Despite all of that, most of my memories of him are good ones. Even though we failed as boyfriends, we never fought or even really argued. We were both poor, but it didn’t matter because that’s all we’d ever known. We still had plenty of fun.
The things I remember most:
– Laying in his small bed and being woken up in the morning by his cockatiel, Sophie, while Matt sparked up his first cigarette.
– The mess in his house. He had a very small house and because he used it as a workshop for the candles he didn’t care too much about keeping it very clean, because it was a losing battle. There was always bird seed everywhere, though he at least kept it poop-free.
– Frozen Coke. Because most of the rest of his family were alcoholics, and his own early drug and alcohol abuse had left him with a permanent anxiety disorder, he never drank while I knew him. Instead, his two vices were cigarettes and frozen Coke. I don’t know how many trips we made to 7-Eleven to get them; morning, noon, and night.
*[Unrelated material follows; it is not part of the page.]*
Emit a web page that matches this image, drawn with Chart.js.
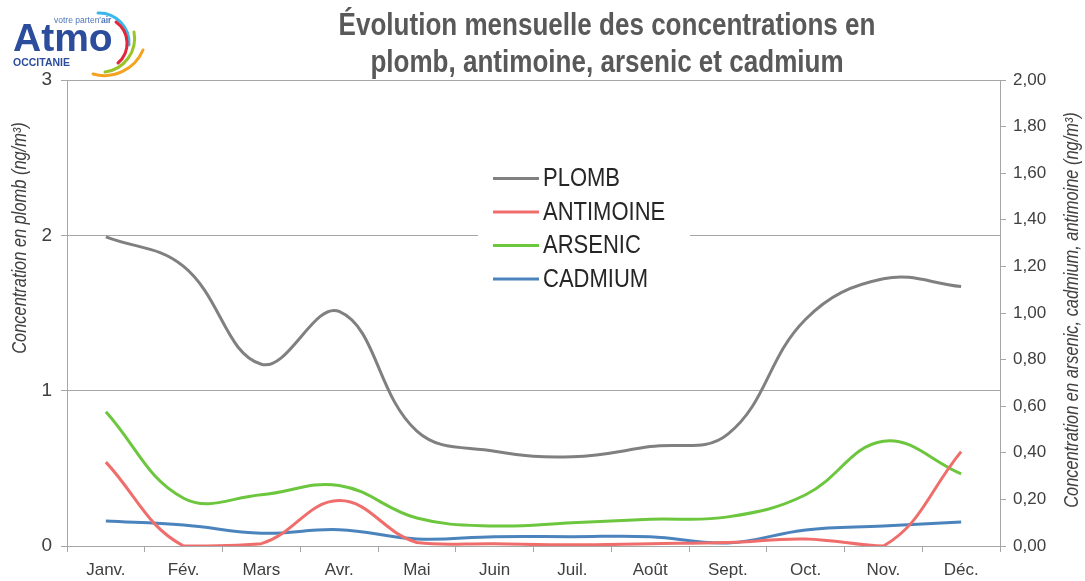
<!DOCTYPE html>
<html lang="fr">
<head>
<meta charset="utf-8">
<script src="https://cdn.jsdelivr.net/npm/chart.js@4"></script>
<style>
  html, body { margin: 0; padding: 0; background: #fff; }
  #wrap { position: relative; width: 1085px; height: 581px; }
  #chart { position: absolute; left: 0; top: 0; }
  #title {
    position: absolute; left: 207px; top: 6px; width: 800px;
    text-align: center; color: #595959; white-space: nowrap;
    font: bold 31px "Liberation Sans", sans-serif;
    line-height: 37px;
    transform: scaleX(0.84); transform-origin: 50% 0;
  }
  #logo { position: absolute; left: 0; top: 0; }
</style>
</head>
<body>
<div id="wrap">
  <canvas id="chart" width="1085" height="581"></canvas>
  <svg id="logo" width="160" height="85" viewBox="0 0 160 85">
    <path d="M98 13 A30 30 0 0 1 129 45" fill="none" stroke="#3bb8e8" stroke-width="3" stroke-linecap="round"/>
    <path d="M116 22 A26 26 0 0 1 118 63" fill="none" stroke="#e3263c" stroke-width="3" stroke-linecap="round"/>
    <path d="M134 32 A34 34 0 0 1 105 72" fill="none" stroke="#9ac52a" stroke-width="3" stroke-linecap="round"/>
    <path d="M143 50 A42 42 0 0 1 93 74" fill="none" stroke="#f4a21f" stroke-width="3" stroke-linecap="round"/>
    <text x="13" y="51" font-family="Liberation Sans, sans-serif" font-weight="bold" font-size="39" fill="#2c4d9c">Atmo</text>
    <text x="54" y="23" font-family="Liberation Sans, sans-serif" font-size="8.5" fill="#4d75bb">votre parten'<tspan font-weight="bold">air</tspan></text>
    <text x="13" y="66" font-family="Liberation Sans, sans-serif" font-weight="bold" font-size="10.5" fill="#2c4d9c">OCCITANIE</text>
  </svg>
  <div id="title">Évolution mensuelle des concentrations en<br>plomb, antimoine, arsenic et cadmium</div>
</div>
<script>
// --- data ---
const months = ['Janv.', 'Fév.', 'Mars', 'Avr.', 'Mai', 'Juin', 'Juil.', 'Août', 'Sept.', 'Oct.', 'Nov.', 'Déc.'];
const plomb = [1.99, 1.80, 1.17, 1.51, 0.74, 0.61, 0.575, 0.64, 0.72, 1.46, 1.72, 1.67];
const antimoine = [0.36, 0.0, 0.01, 0.195, 0.015, 0.01, 0.005, 0.01, 0.015, 0.03, 0.0, 0.405];
const arsenic = [0.576, 0.205, 0.22, 0.26, 0.12, 0.086, 0.10, 0.115, 0.125, 0.22, 0.45, 0.31];
const cadmium = [0.107, 0.09, 0.055, 0.07, 0.03, 0.04, 0.04, 0.04, 0.013, 0.069, 0.086, 0.103];
const leftTicks = [0, 1, 2, 3];
const rightTicks = [0, 0.2, 0.4, 0.6, 0.8, 1.0, 1.2, 1.4, 1.6, 1.8, 2.0];

const FONT = '"Liberation Sans", sans-serif';
const AXIS = '#a6a6a6';
const TEXT = '#404040';

// legend box drawn inside the plot, over the gridline at 2
const legendBox = {
  id: 'legendBox',
  afterDraw(chart) {
    const ctx = chart.ctx;
    ctx.save();
    ctx.fillStyle = '#fff';
    ctx.fillRect(478, 160, 212, 138);
    ctx.font = '25px ' + FONT;
    ctx.textBaseline = 'middle';
    chart.data.datasets.forEach((ds, i) => {
      const y = 178.5 + i * 33.5;
      ctx.strokeStyle = ds.borderColor;
      ctx.lineWidth = 3;
      ctx.beginPath();
      ctx.moveTo(493, y);
      ctx.lineTo(539, y);
      ctx.stroke();
      // narrow look of the original font
      ctx.save();
      ctx.translate(543, y + 1);
      ctx.scale(0.88, 1);
      ctx.fillStyle = '#262626';
      ctx.fillText(ds.label, 0, 0);
      ctx.restore();
    });
    ctx.restore();
  }
};

// rotated axis titles
function drawVertical(ctx, text, x, y) {
  ctx.save();
  ctx.fillStyle = TEXT;
  ctx.font = 'italic 20px ' + FONT;
  ctx.textAlign = 'center';
  ctx.textBaseline = 'middle';
  ctx.translate(x, y);
  ctx.rotate(-Math.PI / 2);
  ctx.scale(0.82, 1);
  ctx.fillText(text, 0, 0);
  ctx.restore();
}

const axisTitles = {
  id: 'axisTitles',
  afterDraw(chart) {
    drawVertical(chart.ctx, 'Concentration en plomb (ng/m³)', 20, 238);
    drawVertical(chart.ctx, 'Concentration en arsenic, cadmium, antimoine (ng/m³)', 1072, 310);
  }
};

const line = (label, data, color, axis) => ({
  label, data, yAxisID: axis,
  borderColor: color, backgroundColor: color,
  borderWidth: 3, pointRadius: 0, tension: 0.4, fill: false
});

new Chart(document.getElementById('chart'), {
  type: 'line',
  data: {
    labels: months,
    datasets: [
      line('PLOMB', plomb, '#808080', 'y'),
      line('ANTIMOINE', antimoine, '#ef6e6c', 'y1'),
      line('ARSENIC', arsenic, '#6cc63e', 'y1'),
      line('CADMIUM', cadmium, '#4b84bd', 'y1')
    ]
  },
  options: {
    responsive: false,
    animation: false,
    layout: { padding: { top: 80, left: 0, right: 0, bottom: 0 } },
    plugins: { legend: { display: false }, tooltip: { enabled: false } },
    scales: {
      x: {
        offset: true,
        grid: { offset: true, drawOnChartArea: false, color: AXIS, tickLength: 6 },
        border: { color: AXIS },
        ticks: { color: TEXT, font: { family: FONT, size: 17 }, padding: 8, maxRotation: 0 },
        afterFit: s => { s.height = 35; }
      },
      y: {
        position: 'left',
        min: 0, max: 3,
        afterBuildTicks: s => { s.ticks = leftTicks.map(v => ({ value: v })); },
        grid: { color: AXIS, tickLength: 6 },
        border: { color: AXIS },
        ticks: { color: TEXT, font: { family: FONT, size: 19 }, padding: 9 },
        afterFit: s => { s.width = 67; }
      },
      y1: {
        position: 'right',
        min: 0, max: 2,
        afterBuildTicks: s => { s.ticks = rightTicks.map(v => ({ value: v })); },
        grid: { drawOnChartArea: false, color: AXIS, tickLength: 6 },
        border: { color: AXIS },
        ticks: {
          color: TEXT, font: { family: FONT, size: 17 }, padding: 7,
          callback: v => v.toFixed(2).replace('.', ',')
        },
        afterFit: s => { s.width = 85; }
      }
    }
  },
  plugins: [legendBox, axisTitles]
});
</script>
</body>
</html>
– The parking lot of Silent Legacy. Parking cars, standing in the guard shack, or just sitting in his car shooting the shit for hours. Helping decorate the bar for a Pride event, then having the entire bar staff coming outside to look at the (appropriately enough) huge double-rainbow that formed after a sudden thunderstorm.
The reason I said in my first post that “somehow, I knew”, was that about a week or so ago I found myself thinking about him for the first time in a long time, and wondering why I never ran into him anymore. I clearly remember thinking, “I wonder if he died and I just didn’t hear about it?” So, when I found out last night that he had died three weeks ago, I was totally shocked, but a small part of me wasn’t, you know?
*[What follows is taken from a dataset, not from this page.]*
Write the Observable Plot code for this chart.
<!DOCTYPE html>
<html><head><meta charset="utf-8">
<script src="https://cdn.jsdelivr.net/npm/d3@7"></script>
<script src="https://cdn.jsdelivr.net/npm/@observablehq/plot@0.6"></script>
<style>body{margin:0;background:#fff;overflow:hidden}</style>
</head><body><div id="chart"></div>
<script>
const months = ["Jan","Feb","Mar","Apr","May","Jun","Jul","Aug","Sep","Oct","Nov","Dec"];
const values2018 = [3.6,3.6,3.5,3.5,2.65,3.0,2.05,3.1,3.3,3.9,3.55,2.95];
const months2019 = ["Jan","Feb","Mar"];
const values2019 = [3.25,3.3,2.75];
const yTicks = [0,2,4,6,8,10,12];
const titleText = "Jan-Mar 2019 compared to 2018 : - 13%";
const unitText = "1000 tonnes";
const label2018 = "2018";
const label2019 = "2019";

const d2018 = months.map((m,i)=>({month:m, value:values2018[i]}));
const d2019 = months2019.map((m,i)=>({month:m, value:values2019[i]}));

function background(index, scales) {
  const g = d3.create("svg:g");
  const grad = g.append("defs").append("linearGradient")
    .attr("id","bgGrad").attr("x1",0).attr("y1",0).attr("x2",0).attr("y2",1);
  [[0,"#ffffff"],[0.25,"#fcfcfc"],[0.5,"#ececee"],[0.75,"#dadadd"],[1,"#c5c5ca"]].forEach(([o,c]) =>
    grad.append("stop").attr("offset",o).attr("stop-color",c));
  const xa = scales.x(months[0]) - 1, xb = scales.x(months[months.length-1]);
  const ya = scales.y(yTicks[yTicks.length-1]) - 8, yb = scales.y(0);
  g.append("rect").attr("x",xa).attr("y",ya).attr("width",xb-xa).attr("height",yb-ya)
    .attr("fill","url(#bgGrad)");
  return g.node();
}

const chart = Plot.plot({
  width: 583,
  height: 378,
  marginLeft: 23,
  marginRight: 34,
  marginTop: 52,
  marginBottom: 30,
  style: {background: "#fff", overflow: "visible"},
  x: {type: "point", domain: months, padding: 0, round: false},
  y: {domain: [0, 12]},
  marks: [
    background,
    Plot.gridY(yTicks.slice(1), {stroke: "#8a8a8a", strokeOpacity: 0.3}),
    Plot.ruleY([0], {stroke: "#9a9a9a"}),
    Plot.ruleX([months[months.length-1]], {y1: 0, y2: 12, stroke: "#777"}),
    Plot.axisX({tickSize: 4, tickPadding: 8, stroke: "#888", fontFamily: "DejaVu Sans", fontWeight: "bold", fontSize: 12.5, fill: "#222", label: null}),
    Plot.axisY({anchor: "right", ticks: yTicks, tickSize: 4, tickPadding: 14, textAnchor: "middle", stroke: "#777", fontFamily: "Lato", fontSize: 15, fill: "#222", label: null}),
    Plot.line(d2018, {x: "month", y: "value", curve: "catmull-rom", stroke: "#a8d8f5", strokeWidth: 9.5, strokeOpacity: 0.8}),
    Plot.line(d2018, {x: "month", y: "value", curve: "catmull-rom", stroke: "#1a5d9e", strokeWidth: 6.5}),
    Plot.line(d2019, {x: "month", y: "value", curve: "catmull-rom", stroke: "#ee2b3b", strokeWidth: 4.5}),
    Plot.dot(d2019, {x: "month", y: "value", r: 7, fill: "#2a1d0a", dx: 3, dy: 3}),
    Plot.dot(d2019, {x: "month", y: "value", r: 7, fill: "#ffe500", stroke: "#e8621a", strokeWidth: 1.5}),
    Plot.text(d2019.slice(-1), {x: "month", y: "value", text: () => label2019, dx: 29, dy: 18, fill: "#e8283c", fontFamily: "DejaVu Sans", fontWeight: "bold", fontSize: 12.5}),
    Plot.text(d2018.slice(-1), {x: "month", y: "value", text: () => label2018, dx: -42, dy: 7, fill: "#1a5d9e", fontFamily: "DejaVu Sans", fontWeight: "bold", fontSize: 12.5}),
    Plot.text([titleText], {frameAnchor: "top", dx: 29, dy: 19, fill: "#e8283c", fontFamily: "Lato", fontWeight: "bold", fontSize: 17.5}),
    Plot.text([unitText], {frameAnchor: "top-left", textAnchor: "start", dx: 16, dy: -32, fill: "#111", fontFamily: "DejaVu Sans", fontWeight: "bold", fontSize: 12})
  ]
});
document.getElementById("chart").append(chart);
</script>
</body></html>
Anyway, I’m still sorting out my feelings now that the initial shock has worn off. I’m sorry that he died, and I wish his life had been better. I’m sorry we never fixed the awkwardness between us, and I occasionally wished I’d run into him somewhere again so I could apologize and explain. It’s too late for that now.
You were my first love, Matt, and the memory of that is a good one. Rest in peace.